# Objective
Determine the number of lines that contain the word "this", then state that number and nothing more.

# Dataset extract
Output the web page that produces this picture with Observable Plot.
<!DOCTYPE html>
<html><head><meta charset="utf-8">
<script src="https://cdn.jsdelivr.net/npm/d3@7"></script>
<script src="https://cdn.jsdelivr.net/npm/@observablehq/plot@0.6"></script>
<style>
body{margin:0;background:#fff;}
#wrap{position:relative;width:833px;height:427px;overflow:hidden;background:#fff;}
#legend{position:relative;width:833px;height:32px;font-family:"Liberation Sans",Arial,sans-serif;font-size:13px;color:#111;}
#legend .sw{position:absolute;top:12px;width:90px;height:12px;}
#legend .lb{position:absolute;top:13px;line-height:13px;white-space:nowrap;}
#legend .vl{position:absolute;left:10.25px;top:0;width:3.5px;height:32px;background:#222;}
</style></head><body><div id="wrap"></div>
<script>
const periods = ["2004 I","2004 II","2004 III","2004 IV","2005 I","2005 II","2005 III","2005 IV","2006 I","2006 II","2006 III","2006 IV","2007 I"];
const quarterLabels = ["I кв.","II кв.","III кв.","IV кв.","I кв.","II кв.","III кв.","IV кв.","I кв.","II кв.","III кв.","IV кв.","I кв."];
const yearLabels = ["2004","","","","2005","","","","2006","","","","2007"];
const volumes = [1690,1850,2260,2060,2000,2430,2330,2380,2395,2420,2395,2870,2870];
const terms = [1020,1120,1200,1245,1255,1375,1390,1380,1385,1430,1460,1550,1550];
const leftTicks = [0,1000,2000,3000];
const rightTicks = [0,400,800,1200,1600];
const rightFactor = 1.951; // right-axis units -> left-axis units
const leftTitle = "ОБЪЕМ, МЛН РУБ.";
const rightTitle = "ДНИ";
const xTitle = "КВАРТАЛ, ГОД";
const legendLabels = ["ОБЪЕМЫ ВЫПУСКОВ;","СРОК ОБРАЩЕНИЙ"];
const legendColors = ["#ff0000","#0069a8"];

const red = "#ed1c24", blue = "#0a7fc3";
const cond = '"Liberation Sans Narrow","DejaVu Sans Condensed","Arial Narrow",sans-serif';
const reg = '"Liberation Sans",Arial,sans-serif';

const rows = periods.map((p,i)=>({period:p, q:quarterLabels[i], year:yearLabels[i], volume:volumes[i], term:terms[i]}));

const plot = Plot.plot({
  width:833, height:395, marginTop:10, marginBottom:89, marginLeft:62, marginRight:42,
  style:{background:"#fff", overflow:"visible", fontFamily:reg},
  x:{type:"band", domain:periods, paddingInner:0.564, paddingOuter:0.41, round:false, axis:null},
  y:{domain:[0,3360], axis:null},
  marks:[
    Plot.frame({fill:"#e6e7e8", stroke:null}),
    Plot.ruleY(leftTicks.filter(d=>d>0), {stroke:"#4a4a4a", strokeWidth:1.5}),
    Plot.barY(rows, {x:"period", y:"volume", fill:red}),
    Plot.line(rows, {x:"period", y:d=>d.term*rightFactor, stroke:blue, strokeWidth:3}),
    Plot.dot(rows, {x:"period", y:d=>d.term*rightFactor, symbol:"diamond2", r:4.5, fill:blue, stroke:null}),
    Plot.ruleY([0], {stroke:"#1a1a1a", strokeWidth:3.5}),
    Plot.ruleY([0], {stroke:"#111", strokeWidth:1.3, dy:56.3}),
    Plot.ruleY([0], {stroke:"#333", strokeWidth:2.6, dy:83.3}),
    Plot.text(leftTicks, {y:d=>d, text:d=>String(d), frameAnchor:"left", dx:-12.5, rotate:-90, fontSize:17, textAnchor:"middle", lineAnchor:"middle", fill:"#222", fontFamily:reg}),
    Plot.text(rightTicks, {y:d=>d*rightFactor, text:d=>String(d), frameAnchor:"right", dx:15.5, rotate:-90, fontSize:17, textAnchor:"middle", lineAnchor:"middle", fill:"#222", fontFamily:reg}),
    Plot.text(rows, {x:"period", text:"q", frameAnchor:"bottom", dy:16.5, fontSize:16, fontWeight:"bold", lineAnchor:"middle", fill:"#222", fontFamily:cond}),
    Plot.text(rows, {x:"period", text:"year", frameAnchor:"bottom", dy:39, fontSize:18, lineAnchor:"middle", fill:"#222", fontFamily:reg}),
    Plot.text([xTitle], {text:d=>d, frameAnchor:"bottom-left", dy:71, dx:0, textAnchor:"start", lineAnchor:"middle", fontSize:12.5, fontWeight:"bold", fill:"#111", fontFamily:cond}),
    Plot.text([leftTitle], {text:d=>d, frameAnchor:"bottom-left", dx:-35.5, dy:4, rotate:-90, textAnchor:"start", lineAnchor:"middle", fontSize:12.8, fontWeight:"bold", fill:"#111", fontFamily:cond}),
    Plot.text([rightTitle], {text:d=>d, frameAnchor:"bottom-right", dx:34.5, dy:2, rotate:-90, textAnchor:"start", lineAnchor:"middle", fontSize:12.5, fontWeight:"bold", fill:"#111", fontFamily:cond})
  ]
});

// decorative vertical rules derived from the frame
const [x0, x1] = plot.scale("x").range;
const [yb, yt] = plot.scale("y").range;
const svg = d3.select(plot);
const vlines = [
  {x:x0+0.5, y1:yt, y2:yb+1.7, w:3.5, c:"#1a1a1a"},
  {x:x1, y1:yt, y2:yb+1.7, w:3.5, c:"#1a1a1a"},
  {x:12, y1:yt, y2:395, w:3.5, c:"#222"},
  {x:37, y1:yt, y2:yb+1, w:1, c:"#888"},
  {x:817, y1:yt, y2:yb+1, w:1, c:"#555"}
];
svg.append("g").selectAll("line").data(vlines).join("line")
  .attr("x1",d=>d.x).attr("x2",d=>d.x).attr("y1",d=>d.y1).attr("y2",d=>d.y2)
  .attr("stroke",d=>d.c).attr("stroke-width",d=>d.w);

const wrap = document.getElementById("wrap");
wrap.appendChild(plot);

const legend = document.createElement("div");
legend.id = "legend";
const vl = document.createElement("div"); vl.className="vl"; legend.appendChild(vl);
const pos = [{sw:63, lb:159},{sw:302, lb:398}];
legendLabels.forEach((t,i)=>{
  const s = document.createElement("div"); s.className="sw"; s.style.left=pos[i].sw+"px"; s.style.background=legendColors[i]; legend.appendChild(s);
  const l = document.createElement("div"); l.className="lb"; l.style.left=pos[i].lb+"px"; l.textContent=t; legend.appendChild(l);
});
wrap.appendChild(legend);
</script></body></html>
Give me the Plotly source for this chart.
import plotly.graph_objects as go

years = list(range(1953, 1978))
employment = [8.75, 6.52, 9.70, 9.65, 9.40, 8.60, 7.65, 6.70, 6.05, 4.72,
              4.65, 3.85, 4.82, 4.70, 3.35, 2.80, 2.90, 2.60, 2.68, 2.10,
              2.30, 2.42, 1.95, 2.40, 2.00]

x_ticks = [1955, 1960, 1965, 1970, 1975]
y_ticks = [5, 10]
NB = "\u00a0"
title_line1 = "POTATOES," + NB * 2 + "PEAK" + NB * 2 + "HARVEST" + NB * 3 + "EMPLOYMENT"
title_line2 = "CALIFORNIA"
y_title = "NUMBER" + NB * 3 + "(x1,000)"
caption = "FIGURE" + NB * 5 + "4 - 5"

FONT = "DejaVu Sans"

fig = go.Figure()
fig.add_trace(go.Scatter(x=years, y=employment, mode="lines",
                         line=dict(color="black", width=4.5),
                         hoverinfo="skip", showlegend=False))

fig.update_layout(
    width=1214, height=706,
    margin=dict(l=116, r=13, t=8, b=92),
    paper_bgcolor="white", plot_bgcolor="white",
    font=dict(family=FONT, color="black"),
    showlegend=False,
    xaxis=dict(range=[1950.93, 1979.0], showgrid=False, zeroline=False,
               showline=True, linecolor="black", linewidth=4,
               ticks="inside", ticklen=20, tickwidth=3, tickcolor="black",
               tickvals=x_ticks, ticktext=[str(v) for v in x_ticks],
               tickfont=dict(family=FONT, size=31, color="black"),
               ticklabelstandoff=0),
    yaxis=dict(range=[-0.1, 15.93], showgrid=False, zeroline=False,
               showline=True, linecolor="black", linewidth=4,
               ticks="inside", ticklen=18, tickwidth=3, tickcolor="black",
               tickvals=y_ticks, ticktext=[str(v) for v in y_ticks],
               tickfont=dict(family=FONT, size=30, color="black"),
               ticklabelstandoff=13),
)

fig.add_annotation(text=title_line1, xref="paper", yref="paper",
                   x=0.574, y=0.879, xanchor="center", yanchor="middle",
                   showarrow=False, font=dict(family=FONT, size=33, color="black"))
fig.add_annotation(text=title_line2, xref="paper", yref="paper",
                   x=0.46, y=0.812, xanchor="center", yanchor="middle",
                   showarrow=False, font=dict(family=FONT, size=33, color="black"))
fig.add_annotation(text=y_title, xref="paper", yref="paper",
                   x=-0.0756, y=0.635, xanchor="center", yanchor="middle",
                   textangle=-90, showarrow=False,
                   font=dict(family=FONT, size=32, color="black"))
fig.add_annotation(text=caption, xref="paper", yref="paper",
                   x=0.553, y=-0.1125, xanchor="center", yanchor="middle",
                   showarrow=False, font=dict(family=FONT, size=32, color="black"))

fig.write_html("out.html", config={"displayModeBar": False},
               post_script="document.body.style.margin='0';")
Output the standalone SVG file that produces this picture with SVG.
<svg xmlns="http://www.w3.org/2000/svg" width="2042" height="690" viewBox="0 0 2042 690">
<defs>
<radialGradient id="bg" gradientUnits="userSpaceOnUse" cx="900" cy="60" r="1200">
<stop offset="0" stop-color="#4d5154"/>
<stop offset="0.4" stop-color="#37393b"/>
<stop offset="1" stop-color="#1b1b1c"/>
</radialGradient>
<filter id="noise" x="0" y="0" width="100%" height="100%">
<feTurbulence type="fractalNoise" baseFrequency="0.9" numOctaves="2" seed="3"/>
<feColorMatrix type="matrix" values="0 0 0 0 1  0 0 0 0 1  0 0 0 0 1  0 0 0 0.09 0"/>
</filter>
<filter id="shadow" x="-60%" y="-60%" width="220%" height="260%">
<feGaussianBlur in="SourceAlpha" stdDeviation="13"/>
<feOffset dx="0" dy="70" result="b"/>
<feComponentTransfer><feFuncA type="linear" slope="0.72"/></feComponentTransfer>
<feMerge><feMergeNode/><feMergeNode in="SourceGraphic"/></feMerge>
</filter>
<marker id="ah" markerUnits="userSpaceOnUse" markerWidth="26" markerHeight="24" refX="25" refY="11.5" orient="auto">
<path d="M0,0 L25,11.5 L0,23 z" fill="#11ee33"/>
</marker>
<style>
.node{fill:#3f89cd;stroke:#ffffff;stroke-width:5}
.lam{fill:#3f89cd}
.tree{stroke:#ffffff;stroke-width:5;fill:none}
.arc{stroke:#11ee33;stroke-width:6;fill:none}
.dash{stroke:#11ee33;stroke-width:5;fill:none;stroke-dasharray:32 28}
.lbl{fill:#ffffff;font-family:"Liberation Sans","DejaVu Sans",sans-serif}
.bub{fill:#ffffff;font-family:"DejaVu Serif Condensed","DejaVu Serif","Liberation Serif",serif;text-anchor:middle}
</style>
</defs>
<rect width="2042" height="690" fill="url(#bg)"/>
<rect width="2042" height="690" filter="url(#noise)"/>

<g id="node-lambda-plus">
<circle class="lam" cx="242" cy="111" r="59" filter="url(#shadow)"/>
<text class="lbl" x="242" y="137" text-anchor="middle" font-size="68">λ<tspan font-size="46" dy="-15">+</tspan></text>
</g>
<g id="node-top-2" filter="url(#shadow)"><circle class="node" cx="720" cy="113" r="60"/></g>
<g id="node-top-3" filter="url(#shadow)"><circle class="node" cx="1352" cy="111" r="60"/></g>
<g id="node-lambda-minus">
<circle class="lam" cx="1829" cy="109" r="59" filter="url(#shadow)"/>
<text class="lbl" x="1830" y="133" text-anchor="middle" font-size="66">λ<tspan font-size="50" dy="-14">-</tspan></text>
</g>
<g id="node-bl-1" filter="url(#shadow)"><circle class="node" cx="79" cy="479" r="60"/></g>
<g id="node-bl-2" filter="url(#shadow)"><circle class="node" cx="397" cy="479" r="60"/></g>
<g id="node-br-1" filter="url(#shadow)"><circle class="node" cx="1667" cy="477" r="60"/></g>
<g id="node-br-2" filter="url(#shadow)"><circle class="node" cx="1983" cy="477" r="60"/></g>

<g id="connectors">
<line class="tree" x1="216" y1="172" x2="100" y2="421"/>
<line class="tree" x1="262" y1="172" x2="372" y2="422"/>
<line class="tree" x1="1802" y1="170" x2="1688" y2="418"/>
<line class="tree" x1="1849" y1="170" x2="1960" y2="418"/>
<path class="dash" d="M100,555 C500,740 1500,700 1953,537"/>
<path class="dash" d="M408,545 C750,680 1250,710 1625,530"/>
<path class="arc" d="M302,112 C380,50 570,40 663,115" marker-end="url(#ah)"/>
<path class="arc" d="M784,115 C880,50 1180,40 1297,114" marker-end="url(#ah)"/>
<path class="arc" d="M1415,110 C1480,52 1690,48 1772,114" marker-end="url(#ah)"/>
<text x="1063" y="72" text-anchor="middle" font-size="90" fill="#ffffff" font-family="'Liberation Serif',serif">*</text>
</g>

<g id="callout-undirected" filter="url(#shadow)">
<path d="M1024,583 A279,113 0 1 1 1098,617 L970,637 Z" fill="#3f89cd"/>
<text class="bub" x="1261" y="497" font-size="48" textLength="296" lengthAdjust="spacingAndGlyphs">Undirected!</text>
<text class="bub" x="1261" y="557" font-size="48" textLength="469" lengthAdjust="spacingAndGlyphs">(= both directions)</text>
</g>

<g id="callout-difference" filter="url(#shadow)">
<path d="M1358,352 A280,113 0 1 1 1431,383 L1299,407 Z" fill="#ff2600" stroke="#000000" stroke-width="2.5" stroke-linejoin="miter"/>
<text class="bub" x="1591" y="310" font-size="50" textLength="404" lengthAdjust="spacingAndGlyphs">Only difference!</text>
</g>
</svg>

# Problem solution
3